Mark Sisson's Primal Movements might be a good start - including Progression Videos:
http://www.marksdailyapple.com/a-fitness-plan-so-easy-a-caveman-did-it/
Interesting website, that. Like the emphasis on doing a variety of exercises and moving in different ways. Stands to reason that loading a given joint in different ways will keep its full range and prevent injury, compared to a single movement repeated many times. Also prevents boredom! Likewise, the emphasis on play being the ultimate purpose of exercise is
really good.
OT: What's even more interesting is (IMO anyway
)how the "headline message" is exactly the opposite to what the plan itself suggests:
"You can eat more fat and don't have to count calories! Here, have a look at this meal with no carbs!" Then proceed to make a salad with a few pine nuts and a piece of chicken (no skin). Dash of vinaigrette. 500kCal total. Four, even five meals like that per day
is calorie restriction.
"Fat keeps you full for longer!" Then serve a relatively small portion of fat-containing nuts and avo with a shovelful of leafy greens (i.e. very low-density carbohydrate). Eeerm, maybe it's the bulk of the vegetables keeping you full, not the fat per se?

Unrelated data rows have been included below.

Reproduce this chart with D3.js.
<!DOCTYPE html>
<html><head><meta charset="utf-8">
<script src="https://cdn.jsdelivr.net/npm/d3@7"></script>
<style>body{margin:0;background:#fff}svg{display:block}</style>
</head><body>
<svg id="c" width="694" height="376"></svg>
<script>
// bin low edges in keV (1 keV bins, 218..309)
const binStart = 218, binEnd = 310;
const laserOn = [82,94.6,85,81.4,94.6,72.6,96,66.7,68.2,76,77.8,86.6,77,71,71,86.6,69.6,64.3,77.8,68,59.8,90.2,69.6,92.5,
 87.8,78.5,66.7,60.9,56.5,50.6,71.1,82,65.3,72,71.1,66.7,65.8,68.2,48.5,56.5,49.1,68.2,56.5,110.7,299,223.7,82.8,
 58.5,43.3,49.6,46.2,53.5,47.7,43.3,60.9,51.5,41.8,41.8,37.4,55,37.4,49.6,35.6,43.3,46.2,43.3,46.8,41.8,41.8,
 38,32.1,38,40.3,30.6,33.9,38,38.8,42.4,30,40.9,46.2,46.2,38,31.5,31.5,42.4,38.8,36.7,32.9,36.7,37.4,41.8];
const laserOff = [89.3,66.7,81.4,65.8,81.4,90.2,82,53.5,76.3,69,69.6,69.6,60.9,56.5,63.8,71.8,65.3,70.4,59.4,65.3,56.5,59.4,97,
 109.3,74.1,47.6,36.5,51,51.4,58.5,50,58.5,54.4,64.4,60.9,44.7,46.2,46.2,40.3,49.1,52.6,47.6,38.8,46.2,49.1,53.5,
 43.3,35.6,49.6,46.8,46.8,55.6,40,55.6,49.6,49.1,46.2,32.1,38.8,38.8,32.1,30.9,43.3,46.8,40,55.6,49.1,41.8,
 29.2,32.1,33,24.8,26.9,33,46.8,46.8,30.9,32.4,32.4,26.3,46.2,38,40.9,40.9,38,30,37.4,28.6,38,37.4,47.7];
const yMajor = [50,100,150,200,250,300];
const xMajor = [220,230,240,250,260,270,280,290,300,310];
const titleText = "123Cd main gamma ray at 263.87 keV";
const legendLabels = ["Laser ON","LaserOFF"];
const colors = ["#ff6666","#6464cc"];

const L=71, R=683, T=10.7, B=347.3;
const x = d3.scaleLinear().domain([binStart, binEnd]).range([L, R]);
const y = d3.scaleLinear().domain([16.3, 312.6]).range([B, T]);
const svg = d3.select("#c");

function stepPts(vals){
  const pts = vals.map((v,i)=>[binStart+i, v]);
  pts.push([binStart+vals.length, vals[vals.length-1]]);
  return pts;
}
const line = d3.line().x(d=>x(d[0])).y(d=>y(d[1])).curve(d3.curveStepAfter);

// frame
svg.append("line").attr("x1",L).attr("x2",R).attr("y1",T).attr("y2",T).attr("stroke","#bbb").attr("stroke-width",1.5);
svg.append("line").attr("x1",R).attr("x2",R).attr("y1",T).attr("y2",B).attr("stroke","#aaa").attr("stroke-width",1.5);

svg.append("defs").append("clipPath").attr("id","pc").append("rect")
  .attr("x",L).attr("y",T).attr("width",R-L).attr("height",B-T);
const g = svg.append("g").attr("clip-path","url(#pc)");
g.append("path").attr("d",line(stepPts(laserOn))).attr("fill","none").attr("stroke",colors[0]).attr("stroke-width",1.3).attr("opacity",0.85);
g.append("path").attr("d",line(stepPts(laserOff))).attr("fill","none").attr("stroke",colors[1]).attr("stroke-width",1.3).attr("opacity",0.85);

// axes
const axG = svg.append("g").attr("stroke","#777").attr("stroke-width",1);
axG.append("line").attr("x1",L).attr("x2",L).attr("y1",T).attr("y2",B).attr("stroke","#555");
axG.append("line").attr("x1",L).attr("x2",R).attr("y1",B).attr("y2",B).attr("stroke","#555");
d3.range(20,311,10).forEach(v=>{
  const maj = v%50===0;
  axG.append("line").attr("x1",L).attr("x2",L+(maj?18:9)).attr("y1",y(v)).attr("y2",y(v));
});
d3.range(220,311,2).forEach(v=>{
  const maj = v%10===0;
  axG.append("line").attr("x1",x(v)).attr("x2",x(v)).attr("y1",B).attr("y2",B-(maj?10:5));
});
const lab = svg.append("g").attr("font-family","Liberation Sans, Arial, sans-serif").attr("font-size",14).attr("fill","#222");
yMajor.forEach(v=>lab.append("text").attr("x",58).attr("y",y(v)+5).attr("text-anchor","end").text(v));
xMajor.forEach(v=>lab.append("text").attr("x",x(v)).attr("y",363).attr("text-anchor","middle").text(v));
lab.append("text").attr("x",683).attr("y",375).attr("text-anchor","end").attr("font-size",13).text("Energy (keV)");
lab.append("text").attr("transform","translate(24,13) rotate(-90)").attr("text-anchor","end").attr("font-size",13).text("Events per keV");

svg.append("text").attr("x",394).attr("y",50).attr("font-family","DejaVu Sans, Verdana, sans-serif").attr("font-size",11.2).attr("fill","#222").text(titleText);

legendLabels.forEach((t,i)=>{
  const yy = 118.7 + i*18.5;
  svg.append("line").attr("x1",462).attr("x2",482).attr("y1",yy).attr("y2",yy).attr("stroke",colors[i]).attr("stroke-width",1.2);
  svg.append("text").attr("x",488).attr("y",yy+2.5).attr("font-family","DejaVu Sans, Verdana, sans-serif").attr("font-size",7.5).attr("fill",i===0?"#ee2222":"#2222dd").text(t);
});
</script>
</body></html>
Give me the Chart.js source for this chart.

"You don't have to do lots of exercise! Brief bursts is all it takes!" Then describe 5 hours of HR 120bpm stuff/week
plus some strength training
plus one balls-to-the-wall-eyes-popping sprint session every now and again. Oh, and the play and the stretches, of course. That
is a lot of exercise for most people.
Now, I'm not saying that keeping an eye on the calories and getting enough exercise isn't a good idea. It is. And the diet and exercise plan described is very good. But it simply isn't the antithesis to Conventional Wisdom (sic) as he says. It's still calories in < calories out. If you followed the headline messages only, and did only brief bursts of exercise whilst eating only salad with lots of cheese and dressing, you'd still gain weight. OTOH, if you followed Conventional Wisdom (dontcha
love the way he capitalises the words?
) and ate some pasta with your salad, rather than avocado f'rinstance, you'd lose weight. Calories in < calories out is what counts; the rest is all about how to achieve that without going mad with hunger or boredom.
(Even further OT: The pejorative line in hospitals is "the larger the theatre nurse, the greater the likelihood that she will be seen eating salad at lunch time".)